- _The exercise_:
Return, exactly as written, the run of lines that begins at the line containing "Generate a web" and ends at the line containing "const accStep = [2, 1, 1, 1];". Nothing outside that run belongs in the answer.

- _Exercise data_:
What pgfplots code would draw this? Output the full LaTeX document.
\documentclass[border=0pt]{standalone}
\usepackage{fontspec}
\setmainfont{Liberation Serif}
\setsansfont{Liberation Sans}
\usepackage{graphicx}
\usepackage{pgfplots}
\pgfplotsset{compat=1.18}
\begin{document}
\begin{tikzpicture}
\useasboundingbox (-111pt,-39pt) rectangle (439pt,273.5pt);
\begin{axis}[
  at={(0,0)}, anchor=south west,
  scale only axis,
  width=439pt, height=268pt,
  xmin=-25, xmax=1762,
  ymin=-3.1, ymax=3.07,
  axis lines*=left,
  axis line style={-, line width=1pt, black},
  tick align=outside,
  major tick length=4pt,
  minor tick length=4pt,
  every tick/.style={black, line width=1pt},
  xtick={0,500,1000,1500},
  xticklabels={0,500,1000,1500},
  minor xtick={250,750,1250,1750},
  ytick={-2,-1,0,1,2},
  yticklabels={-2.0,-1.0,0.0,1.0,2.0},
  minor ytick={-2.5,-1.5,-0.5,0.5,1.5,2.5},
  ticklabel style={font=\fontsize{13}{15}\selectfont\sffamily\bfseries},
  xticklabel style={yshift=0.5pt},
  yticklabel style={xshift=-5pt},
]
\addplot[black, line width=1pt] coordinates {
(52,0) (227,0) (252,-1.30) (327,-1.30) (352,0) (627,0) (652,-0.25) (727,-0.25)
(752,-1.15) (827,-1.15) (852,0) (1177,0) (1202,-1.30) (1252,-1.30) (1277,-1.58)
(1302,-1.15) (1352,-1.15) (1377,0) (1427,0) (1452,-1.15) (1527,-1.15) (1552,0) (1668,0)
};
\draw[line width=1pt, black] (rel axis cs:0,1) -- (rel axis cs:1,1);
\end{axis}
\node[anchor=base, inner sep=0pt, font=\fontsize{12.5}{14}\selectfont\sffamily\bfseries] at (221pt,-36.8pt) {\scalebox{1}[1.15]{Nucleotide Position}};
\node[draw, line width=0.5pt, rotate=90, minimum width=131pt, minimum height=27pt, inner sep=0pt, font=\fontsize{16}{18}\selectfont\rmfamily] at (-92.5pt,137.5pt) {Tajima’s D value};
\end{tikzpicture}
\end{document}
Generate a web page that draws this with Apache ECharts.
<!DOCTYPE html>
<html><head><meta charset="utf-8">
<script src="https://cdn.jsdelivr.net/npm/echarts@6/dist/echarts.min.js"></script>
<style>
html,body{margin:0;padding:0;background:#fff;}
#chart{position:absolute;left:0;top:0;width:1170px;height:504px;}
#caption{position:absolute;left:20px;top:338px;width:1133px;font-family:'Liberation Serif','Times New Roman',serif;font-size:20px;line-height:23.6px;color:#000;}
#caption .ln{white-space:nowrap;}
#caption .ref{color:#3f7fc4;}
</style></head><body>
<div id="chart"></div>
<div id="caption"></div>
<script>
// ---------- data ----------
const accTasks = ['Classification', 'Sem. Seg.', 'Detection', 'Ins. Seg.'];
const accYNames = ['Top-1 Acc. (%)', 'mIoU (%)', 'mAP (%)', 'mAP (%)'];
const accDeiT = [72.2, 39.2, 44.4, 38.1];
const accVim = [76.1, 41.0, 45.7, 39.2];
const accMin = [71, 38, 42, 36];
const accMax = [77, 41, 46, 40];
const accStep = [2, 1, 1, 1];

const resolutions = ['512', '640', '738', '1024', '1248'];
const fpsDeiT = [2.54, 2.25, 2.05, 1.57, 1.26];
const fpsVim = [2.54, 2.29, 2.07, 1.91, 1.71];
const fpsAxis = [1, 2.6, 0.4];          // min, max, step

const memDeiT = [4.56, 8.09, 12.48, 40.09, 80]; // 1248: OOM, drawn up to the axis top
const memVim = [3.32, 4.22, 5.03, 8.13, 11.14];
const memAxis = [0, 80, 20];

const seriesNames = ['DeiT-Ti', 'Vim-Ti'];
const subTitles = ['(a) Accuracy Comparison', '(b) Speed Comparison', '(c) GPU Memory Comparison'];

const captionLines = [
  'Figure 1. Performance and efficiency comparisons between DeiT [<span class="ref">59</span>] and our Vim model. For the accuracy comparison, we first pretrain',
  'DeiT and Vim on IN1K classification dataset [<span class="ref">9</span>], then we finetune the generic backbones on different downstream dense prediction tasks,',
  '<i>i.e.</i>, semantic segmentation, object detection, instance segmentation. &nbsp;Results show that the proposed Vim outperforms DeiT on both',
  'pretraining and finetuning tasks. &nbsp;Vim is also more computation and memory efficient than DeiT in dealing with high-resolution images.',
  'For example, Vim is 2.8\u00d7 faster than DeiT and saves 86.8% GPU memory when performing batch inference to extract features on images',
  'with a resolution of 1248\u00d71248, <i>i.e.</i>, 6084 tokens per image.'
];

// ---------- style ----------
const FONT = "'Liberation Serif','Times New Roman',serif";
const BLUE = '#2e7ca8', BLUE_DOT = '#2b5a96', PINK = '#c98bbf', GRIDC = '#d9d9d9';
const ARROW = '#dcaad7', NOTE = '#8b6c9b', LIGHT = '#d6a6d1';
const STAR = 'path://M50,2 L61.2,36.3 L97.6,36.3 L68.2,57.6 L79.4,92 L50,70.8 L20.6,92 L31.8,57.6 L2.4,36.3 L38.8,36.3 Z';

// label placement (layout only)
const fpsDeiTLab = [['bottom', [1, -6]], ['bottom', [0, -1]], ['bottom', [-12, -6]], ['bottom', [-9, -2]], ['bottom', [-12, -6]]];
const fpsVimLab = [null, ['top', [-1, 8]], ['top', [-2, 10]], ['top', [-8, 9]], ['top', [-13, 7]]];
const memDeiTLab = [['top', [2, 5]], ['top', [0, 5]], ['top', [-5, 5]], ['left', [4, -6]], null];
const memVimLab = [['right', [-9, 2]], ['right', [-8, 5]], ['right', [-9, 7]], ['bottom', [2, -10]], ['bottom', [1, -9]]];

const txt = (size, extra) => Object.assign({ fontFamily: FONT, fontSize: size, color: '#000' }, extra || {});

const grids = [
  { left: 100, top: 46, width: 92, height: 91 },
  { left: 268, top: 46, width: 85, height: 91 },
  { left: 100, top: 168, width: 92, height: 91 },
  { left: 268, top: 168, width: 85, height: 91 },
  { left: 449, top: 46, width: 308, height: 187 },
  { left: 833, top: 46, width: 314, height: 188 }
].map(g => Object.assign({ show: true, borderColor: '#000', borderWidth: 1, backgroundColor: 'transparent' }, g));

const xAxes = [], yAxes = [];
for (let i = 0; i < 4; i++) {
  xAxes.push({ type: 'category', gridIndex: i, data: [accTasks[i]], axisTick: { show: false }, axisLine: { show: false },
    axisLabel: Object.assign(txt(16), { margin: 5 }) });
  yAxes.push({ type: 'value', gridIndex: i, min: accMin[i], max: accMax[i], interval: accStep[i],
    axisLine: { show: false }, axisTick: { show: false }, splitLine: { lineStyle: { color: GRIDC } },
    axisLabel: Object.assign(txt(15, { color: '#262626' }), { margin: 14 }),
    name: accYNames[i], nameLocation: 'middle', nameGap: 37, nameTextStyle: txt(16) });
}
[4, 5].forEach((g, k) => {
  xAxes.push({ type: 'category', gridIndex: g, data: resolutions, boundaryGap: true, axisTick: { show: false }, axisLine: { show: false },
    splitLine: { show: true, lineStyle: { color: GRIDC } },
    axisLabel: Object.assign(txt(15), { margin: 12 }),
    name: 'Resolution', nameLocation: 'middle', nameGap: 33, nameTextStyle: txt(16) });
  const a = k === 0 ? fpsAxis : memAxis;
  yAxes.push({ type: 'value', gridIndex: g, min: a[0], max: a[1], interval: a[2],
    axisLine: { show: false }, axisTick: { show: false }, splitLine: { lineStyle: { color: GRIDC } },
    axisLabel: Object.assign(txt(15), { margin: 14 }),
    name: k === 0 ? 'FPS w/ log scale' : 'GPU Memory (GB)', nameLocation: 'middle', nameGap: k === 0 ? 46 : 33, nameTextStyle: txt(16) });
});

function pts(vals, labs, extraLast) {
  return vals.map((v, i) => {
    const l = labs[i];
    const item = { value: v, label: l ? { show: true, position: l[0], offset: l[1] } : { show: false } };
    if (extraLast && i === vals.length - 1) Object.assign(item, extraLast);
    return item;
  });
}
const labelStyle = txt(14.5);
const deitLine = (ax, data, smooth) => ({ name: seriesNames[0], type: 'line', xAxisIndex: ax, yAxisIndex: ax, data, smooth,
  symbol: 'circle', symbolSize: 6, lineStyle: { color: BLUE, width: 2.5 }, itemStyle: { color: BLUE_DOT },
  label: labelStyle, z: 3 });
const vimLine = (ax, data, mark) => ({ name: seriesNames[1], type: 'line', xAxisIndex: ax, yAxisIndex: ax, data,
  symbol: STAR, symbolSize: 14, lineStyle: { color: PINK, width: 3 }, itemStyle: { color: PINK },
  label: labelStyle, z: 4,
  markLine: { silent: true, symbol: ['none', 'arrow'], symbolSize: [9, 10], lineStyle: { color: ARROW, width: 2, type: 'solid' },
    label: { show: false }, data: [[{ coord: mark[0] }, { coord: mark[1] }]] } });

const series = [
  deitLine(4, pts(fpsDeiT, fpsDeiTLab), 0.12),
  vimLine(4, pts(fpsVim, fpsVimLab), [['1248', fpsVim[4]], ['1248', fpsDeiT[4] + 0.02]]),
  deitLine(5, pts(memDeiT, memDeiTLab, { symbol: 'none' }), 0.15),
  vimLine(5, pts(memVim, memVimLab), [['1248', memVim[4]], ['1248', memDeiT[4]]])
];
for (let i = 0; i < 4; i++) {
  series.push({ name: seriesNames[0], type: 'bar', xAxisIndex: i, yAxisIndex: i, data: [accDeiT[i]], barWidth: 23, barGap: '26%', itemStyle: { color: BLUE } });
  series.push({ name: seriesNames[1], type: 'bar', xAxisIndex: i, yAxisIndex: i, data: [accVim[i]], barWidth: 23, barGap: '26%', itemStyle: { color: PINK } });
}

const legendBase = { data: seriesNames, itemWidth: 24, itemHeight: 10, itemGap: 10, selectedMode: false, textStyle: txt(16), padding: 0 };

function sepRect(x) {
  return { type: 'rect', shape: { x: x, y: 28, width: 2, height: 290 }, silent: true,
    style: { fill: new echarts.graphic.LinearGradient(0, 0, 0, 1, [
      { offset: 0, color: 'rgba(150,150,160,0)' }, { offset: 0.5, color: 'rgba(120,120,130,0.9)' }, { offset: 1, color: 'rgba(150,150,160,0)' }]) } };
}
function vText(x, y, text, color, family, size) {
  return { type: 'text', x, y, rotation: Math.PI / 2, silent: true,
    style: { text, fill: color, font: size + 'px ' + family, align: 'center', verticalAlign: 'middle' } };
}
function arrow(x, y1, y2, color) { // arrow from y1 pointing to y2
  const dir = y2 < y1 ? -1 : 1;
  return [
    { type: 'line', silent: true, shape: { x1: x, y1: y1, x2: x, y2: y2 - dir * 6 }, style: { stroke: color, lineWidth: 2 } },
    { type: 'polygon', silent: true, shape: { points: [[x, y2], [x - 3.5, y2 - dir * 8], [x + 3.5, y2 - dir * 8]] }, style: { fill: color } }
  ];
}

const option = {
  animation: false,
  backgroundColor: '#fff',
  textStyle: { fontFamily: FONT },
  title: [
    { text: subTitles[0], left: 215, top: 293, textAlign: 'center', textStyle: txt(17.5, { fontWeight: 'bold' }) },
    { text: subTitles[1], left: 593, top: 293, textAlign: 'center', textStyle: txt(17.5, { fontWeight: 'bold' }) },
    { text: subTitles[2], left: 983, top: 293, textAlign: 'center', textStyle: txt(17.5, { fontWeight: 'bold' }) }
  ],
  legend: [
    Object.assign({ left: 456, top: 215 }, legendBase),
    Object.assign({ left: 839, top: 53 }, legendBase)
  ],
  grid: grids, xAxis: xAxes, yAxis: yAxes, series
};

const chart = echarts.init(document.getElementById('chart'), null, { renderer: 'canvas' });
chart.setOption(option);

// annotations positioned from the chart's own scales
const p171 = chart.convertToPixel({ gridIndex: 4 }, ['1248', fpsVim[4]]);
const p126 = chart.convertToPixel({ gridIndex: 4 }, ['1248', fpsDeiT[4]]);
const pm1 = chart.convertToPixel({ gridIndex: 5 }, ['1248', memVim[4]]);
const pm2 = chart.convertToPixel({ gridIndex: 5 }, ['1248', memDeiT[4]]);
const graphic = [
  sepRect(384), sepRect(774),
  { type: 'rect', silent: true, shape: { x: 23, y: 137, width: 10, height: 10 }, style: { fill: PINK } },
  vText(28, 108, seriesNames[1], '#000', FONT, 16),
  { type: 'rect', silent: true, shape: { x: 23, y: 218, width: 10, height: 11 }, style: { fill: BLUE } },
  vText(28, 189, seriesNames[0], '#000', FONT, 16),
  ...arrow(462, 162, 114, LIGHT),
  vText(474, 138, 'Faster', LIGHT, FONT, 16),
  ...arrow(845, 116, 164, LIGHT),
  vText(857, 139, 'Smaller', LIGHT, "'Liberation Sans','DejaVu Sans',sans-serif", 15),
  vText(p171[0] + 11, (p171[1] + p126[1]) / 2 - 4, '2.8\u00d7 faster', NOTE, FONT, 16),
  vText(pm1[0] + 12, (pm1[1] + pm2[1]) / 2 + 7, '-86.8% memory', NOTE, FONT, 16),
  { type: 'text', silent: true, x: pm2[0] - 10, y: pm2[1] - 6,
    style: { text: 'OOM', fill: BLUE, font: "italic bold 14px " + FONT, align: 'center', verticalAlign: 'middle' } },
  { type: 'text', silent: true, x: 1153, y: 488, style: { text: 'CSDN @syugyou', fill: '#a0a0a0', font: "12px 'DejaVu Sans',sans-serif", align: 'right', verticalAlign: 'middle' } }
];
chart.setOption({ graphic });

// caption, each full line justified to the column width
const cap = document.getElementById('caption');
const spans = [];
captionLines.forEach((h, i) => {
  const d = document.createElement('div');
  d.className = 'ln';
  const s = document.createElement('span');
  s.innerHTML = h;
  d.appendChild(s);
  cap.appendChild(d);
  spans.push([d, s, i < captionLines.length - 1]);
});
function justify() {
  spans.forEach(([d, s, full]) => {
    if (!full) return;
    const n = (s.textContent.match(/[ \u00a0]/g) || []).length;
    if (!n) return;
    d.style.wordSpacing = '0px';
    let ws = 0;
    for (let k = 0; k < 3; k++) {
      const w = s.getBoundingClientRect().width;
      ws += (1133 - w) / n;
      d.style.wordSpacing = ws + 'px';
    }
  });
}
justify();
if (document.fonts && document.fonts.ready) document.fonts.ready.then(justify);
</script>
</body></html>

- _Answer to the exercise_:
Generate a web page that draws this with Apache ECharts.
<!DOCTYPE html>
<html><head><meta charset="utf-8">
<script src="https://cdn.jsdelivr.net/npm/echarts@6/dist/echarts.min.js"></script>
<style>
html,body{margin:0;padding:0;background:#fff;}
#chart{position:absolute;left:0;top:0;width:1170px;height:504px;}
#caption{position:absolute;left:20px;top:338px;width:1133px;font-family:'Liberation Serif','Times New Roman',serif;font-size:20px;line-height:23.6px;color:#000;}
#caption .ln{white-space:nowrap;}
#caption .ref{color:#3f7fc4;}
</style></head><body>
<div id="chart"></div>
<div id="caption"></div>
<script>
// ---------- data ----------
const accTasks = ['Classification', 'Sem. Seg.', 'Detection', 'Ins. Seg.'];
const accYNames = ['Top-1 Acc. (%)', 'mIoU (%)', 'mAP (%)', 'mAP (%)'];
const accDeiT = [72.2, 39.2, 44.4, 38.1];
const accVim = [76.1, 41.0, 45.7, 39.2];
const accMin = [71, 38, 42, 36];
const accMax = [77, 41, 46, 40];
const accStep = [2, 1, 1, 1];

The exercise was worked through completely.